Marcelo Figueras
Aquellos que otorgamos a la palabra un valor sagrado como instrumento de verdad y belleza, deberíamos ser los primeros en indignarnos cuando se la usa para engañar, para confundir o simplemente para mentir. En un artículo publicado ayer por Página 12, Ricardo Forster alertaba sobre el empleo avieso del término ‘anacronismo’, tan frecuente en labios de cierto periodismo de este país. ‘Anacrónico’ (‘en desacuerdo con la época presente’, asegura mi María Moliner) es como se define hoy aquí a todo hecho político tendiente a beneficiar a las masas menos favorecidas, y a los intentos de devolverle al Estado la fuerza que otrora tuvo, como actor principal en la persecución del bienestar de las mayorías. También suele tildarse de ‘anacrónica’ la actuación de la Justicia en materia de derechos humanos. ¡Evo Morales es para ellos un anacronismo vivo! Y del mismo modo consideran ‘anacrónica’ toda defensa de las ideologías -así, en un plural tan preciso como maravilloso-, en tanto datarían de un tiempo en que todavía eran útiles, o sea de los momentos postreros de la Historia, previos al triunfo ¿indiscutido? del sistema capitalista y la consagración del Discurso Único. Si de algo sirven los diarios de estos días (¡Beijing! ¡Osetia!) es para demostrarnos no sólo que la Historia prosigue, mal que le pese a Fukuyama, sino también que está muy pero muy lejos de convertirse en un monólogo.
Nada me haría más feliz que descubrir que la justicia social y la defensa de los derechos humanos se han vuelto anacrónicas, como conceptos y también como inspiradoras de políticas. Eso significaría que ya han sido obtenidas y se han vuelto parte del sistema, lo que tornaría innecesaria su mención y por lo tanto toda retórica en torno del tema. Pero hasta donde alcanzo a ver los pobres son cada vez más, y en consecuencia la violación de sus derechos se multiplica también, aunque más no fuere por obra y gracia de las demoníacas matemáticas. Y si mi juicio no me falla, la idealización del mercado como gran regulador reveló hace ya tiempo sus pies de barro: queda claro que las sociedades no pueden ser gobernadas como empresas, porque en las empresas existe siempre la posibilidad de un despido justo pero las sociedades no pueden despedir a los que sobran, a los que no resultan funcionales a su sistema de creciente exclusión.

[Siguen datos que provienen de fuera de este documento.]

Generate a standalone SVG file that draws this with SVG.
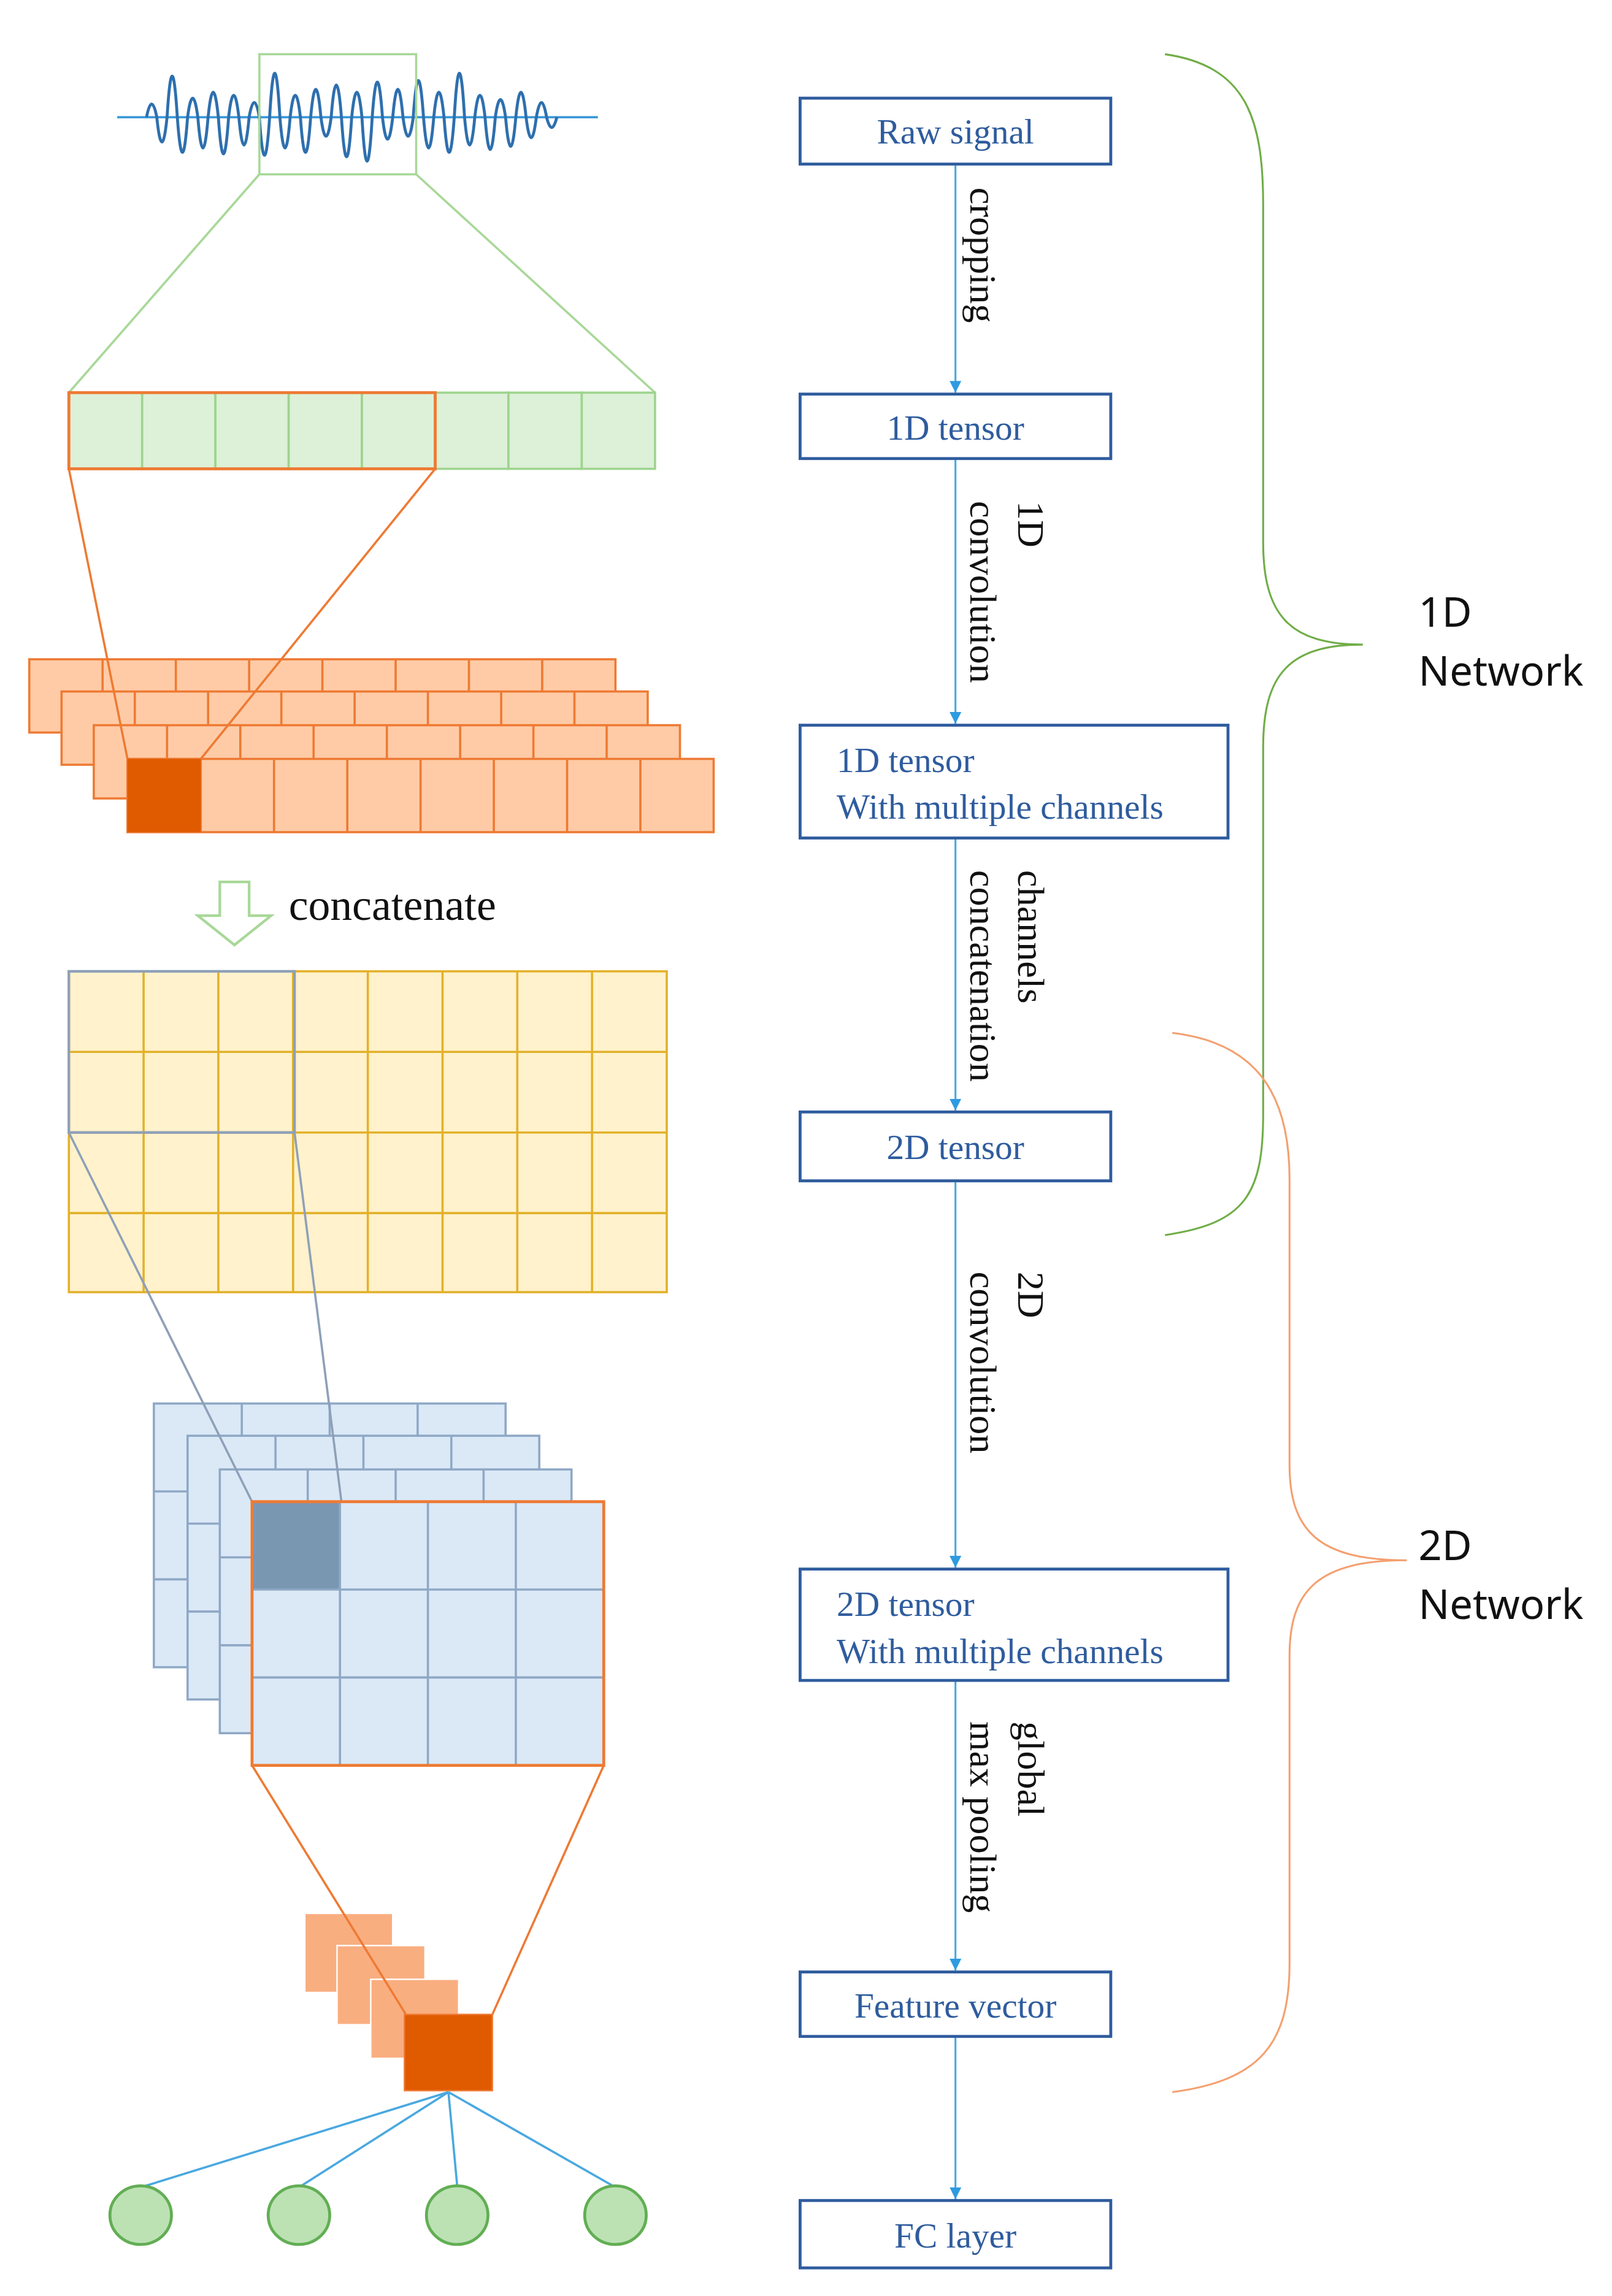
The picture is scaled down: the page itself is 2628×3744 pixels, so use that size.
<svg xmlns="http://www.w3.org/2000/svg" width="2628" height="3744" viewBox="0 0 2628 3744">
<style>
.box{fill:#fff;stroke:#2F5C9E;stroke-width:2}
.bt{font-family:"Liberation Serif",serif;font-size:24px;fill:#2F5C9E}
.lt{font-family:"Liberation Serif",serif;font-size:26px;fill:#111}
.nt{font-family:"Noto Sans","Liberation Sans",sans-serif;font-size:28px;fill:#111}
.con{stroke:#4AA8E0;stroke-width:1.3;fill:none}
.gc{fill:#DDF0D8;stroke:#9ED48E;stroke-width:1.5}
.oc{fill:#FFCBA6;stroke:#EE7A34;stroke-width:1.5}
.yc{fill:#FFF2CC;stroke:#E3B12A;stroke-width:1.5}
.bc{fill:#DBE9F6;stroke:#8FA8C6;stroke-width:1.5}
.po{fill:#F9AE80;stroke:#fff;stroke-width:1}
</style>
<defs>
<marker id="ah" viewBox="0 0 10 10" refX="10" refY="5" markerWidth="8" markerHeight="8" markerUnits="userSpaceOnUse" orient="auto"><path d="M0,0 L10,5 L0,10 z" fill="#2E9BE0"/></marker>
</defs>
<rect width="2628" height="3744" fill="#fff"/>
<g transform="scale(2.389)">
<g id="signal">
<line x1="80" y1="80" x2="408" y2="80" stroke="#3E9AD8" stroke-width="1.5"/>
<path fill="none" stroke="#2E6FAE" stroke-width="2" d="M100,80 Q103.5,62 107,80 Q110.5,114 114,80 Q117.5,24 121,80 Q124.5,128 128,80 Q131.5,54 135,80 Q138.5,122 142,80 Q145.5,46 149,80 Q152.5,130 156,80 Q159.5,50 163,80 Q166.5,118 170,80 Q173.5,60 177,80 Q180.5,132 184,80 Q187.5,20 191,80 Q194.5,122 198,80 Q201.5,50 205,80 Q208.5,128 212,80 Q215.5,42 219,80 Q222.5,106 226,80 Q229.5,36 233,80 Q236.5,134 240,80 Q243.5,46 247,80 Q250.5,140 254,80 Q257.5,32 261,80 Q264.5,110 268,80 Q271.5,42 275,80 Q278.5,106 282,80 Q285.5,30 289,80 Q292.5,122 296,80 Q299.5,46 303,80 Q306.5,128 310,80 Q313.5,20 317,80 Q320.5,118 324,80 Q327.5,50 331,80 Q334.5,124 338,80 Q341.5,56 345,80 Q348.5,120 352,80 Q355.5,46 359,80 Q362.5,108 366,80 Q369.5,60 373,80 Q376.5,94 380,80"/>
<rect x="177" y="37" width="107" height="82" fill="none" stroke="#A8D898" stroke-width="1.5"/>
<line x1="177" y1="119" x2="47" y2="268" stroke="#A8D898" stroke-width="1.5"/>
<line x1="284" y1="119" x2="447" y2="268" stroke="#A8D898" stroke-width="1.5"/>
</g>
<g id="tensor1d">
<rect class="gc" x="47" y="268" width="50" height="52"/><rect class="gc" x="97" y="268" width="50" height="52"/><rect class="gc" x="147" y="268" width="50" height="52"/><rect class="gc" x="197" y="268" width="50" height="52"/><rect class="gc" x="247" y="268" width="50" height="52"/><rect class="gc" x="297" y="268" width="50" height="52"/><rect class="gc" x="347" y="268" width="50" height="52"/><rect class="gc" x="397" y="268" width="50" height="52"/>
<rect x="47" y="268" width="250" height="52" fill="none" stroke="#EE7A34" stroke-width="2"/>
</g>
<g id="channels1d">
<g transform="translate(20,450)"><rect class="oc" x="0" y="0" width="400" height="50"/><path d="M50,0V50M100,0V50M150,0V50M200,0V50M250,0V50M300,0V50M350,0V50" stroke="#EE7A34" stroke-width="1.5"/></g>
<g transform="translate(42,472)"><rect class="oc" x="0" y="0" width="400" height="50"/><path d="M50,0V50M100,0V50M150,0V50M200,0V50M250,0V50M300,0V50M350,0V50" stroke="#EE7A34" stroke-width="1.5"/></g>
<g transform="translate(64,495)"><rect class="oc" x="0" y="0" width="400" height="50"/><path d="M50,0V50M100,0V50M150,0V50M200,0V50M250,0V50M300,0V50M350,0V50" stroke="#EE7A34" stroke-width="1.5"/></g>
<g transform="translate(87,518)"><rect class="oc" x="0" y="0" width="400" height="50"/><path d="M50,0V50M100,0V50M150,0V50M200,0V50M250,0V50M300,0V50M350,0V50" stroke="#EE7A34" stroke-width="1.5"/><rect x="0" y="0" width="50" height="50" fill="#E05A00"/></g>
<line x1="47" y1="320" x2="87" y2="518" stroke="#EE7A34" stroke-width="1.5"/>
<line x1="297" y1="320" x2="137" y2="518" stroke="#EE7A34" stroke-width="1.5"/>
</g>
<g id="concat">
<path d="M150,602 H170 V625 H185 L160,645 L135,625 H150 Z" fill="#fff" stroke="#A8D898" stroke-width="1.8"/>
<text x="197" y="628" font-family="Liberation Serif,serif" font-size="30" fill="#111">concatenate</text>
</g>
<g id="tensor2d">
<rect class="yc" x="47" y="663" width="408" height="219"/>
<path d="M98,663V882M149,663V882M200,663V882M251,663V882M302,663V882M353,663V882M404,663V882M47,718H455M47,773H455M47,828H455" stroke="#E3B12A" stroke-width="1.5"/>
<rect x="47" y="663" width="154" height="110" fill="none" stroke="#8EA0B8" stroke-width="1.8"/>
</g>
<g id="channels2d">
<g transform="translate(105,958)"><rect class="bc" width="240" height="180"/><path d="M60,0V180M120,0V180M180,0V180M0,60H240M0,120H240" stroke="#8FA8C6" stroke-width="1.5"/></g>
<g transform="translate(128,980)"><rect class="bc" width="240" height="180"/><path d="M60,0V180M120,0V180M180,0V180M0,60H240M0,120H240" stroke="#8FA8C6" stroke-width="1.5"/></g>
<g transform="translate(150,1003)"><rect class="bc" width="240" height="180"/><path d="M60,0V180M120,0V180M180,0V180M0,60H240M0,120H240" stroke="#8FA8C6" stroke-width="1.5"/></g>
<line x1="47" y1="773" x2="172" y2="1025" stroke="#8EA0B8" stroke-width="1.5"/>
<line x1="201" y1="773" x2="233" y2="1025" stroke="#8EA0B8" stroke-width="1.5"/>
<g transform="translate(172,1025)"><rect class="bc" width="240" height="180"/><rect width="60" height="60" fill="#7A97B2"/><path d="M60,0V180M120,0V180M180,0V180M0,60H240M0,120H240" stroke="#8FA8C6" stroke-width="1.5"/><rect width="240" height="180" fill="none" stroke="#EE7A34" stroke-width="2"/></g>
</g>
<g id="pooled">
<rect class="po" x="208" y="1306" width="60" height="54"/>
<rect class="po" x="230" y="1328" width="60" height="54"/>
<rect class="po" x="253" y="1351" width="60" height="54"/>
<line x1="172" y1="1205" x2="277" y2="1375" stroke="#EE7A34" stroke-width="1.5"/>
<line x1="412" y1="1205" x2="336" y2="1375" stroke="#EE7A34" stroke-width="1.5"/>
<rect x="276" y="1375" width="60" height="52" fill="#E05A00" stroke="#EE7A34" stroke-width="1"/>
</g>
<g id="fc">
<path d="M306,1428 L96,1493 M306,1428 L204,1493 M306,1428 L312,1492 M306,1428 L420,1493" stroke="#4AA8E0" stroke-width="1.5"/>
<ellipse cx="96" cy="1512" rx="21" ry="20" fill="#BCE2B4" stroke="#62AE54" stroke-width="2"/>
<ellipse cx="204" cy="1512" rx="21" ry="20" fill="#BCE2B4" stroke="#62AE54" stroke-width="2"/>
<ellipse cx="312" cy="1512" rx="21" ry="20" fill="#BCE2B4" stroke="#62AE54" stroke-width="2"/>
<ellipse cx="420" cy="1512" rx="21" ry="20" fill="#BCE2B4" stroke="#62AE54" stroke-width="2"/>
</g>
<g id="connectors">
<line class="con" x1="652" y1="112" x2="652" y2="268" marker-end="url(#ah)"/>
<line class="con" x1="652" y1="313" x2="652" y2="494" marker-end="url(#ah)"/>
<line class="con" x1="652" y1="572" x2="652" y2="758" marker-end="url(#ah)"/>
<line class="con" x1="652" y1="806" x2="652" y2="1070" marker-end="url(#ah)"/>
<line class="con" x1="652" y1="1147" x2="652" y2="1345" marker-end="url(#ah)"/>
<line class="con" x1="652" y1="1390" x2="652" y2="1501" marker-end="url(#ah)"/>
<text class="lt" transform="translate(662,128) rotate(90)">cropping</text>
<text class="lt" transform="translate(695,342) rotate(90)">1D</text>
<text class="lt" transform="translate(662,342) rotate(90)">convolution</text>
<text class="lt" transform="translate(695,594) rotate(90)">channels</text>
<text class="lt" transform="translate(662,594) rotate(90)">concatenation</text>
<text class="lt" transform="translate(695,868) rotate(90)">2D</text>
<text class="lt" transform="translate(662,868) rotate(90)">convolution</text>
<text class="lt" transform="translate(695,1175) rotate(90)">global</text>
<text class="lt" transform="translate(662,1175) rotate(90)">max pooling</text>
</g>
<g id="n-raw"><rect class="box" x="546" y="67" width="212" height="45"/><text class="bt" x="652" y="98" text-anchor="middle">Raw signal</text></g>
<g id="n-1d"><rect class="box" x="546" y="269" width="212" height="44"/><text class="bt" x="652" y="300" text-anchor="middle">1D tensor</text></g>
<g id="n-1dm"><rect class="box" x="546" y="495" width="292" height="77"/><text class="bt" x="571" y="527">1D tensor</text><text class="bt" x="571" y="559">With multiple channels</text></g>
<g id="n-2d"><rect class="box" x="546" y="759" width="212" height="47"/><text class="bt" x="652" y="791" text-anchor="middle">2D tensor</text></g>
<g id="n-2dm"><rect class="box" x="546" y="1071" width="292" height="76"/><text class="bt" x="571" y="1103">2D tensor</text><text class="bt" x="571" y="1135">With multiple channels</text></g>
<g id="n-fv"><rect class="box" x="546" y="1346" width="212" height="44"/><text class="bt" x="652" y="1377" text-anchor="middle">Feature vector</text></g>
<g id="n-fc"><rect class="box" x="546" y="1502" width="212" height="46"/><text class="bt" x="652" y="1534" text-anchor="middle">FC layer</text></g>
<g id="brace1d">
<path d="M795,37 C850,45 862,80 862,140 L862,370 C862,420 880,440 930,440 C880,440 862,460 862,510 L862,760 C862,815 850,835 795,843" fill="none" stroke="#70AD47" stroke-width="1.3"/>
<text class="nt" x="968" y="428">1D</text><text class="nt" x="968" y="468">Network</text>
</g>
<g id="brace2d">
<path d="M800,705 C860,712 880,750 880,805 L880,1000 C880,1045 900,1065 960,1065 C900,1065 880,1085 880,1130 L880,1340 C880,1395 860,1420 800,1428" fill="none" stroke="#F4A070" stroke-width="1.3"/>
<text class="nt" x="968" y="1065">2D</text><text class="nt" x="968" y="1105">Network</text>
</g>
</g>
</svg>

Muchos comunicadores utilizan la palabra ‘anacronismo’ tratando de descalificar a los que todavía soñamos y trabajamos por una sociedad más justa. Pero en sus labios suena más bien a admisión de la propia derrota. Sangran por no haber podido confinar el reclamo al desván de las cosas tan viejas como inútiles: les tranquilizaría saber que la justicia social y las ideologías se cubren de polvo entre radios de galena y lámparas a gas. Pero aunque les pese, el deseo de mejorar al mundo sigue actuante entre nosotros.
Parafraseando a Cortázar: este anacronismo está sonando mañana.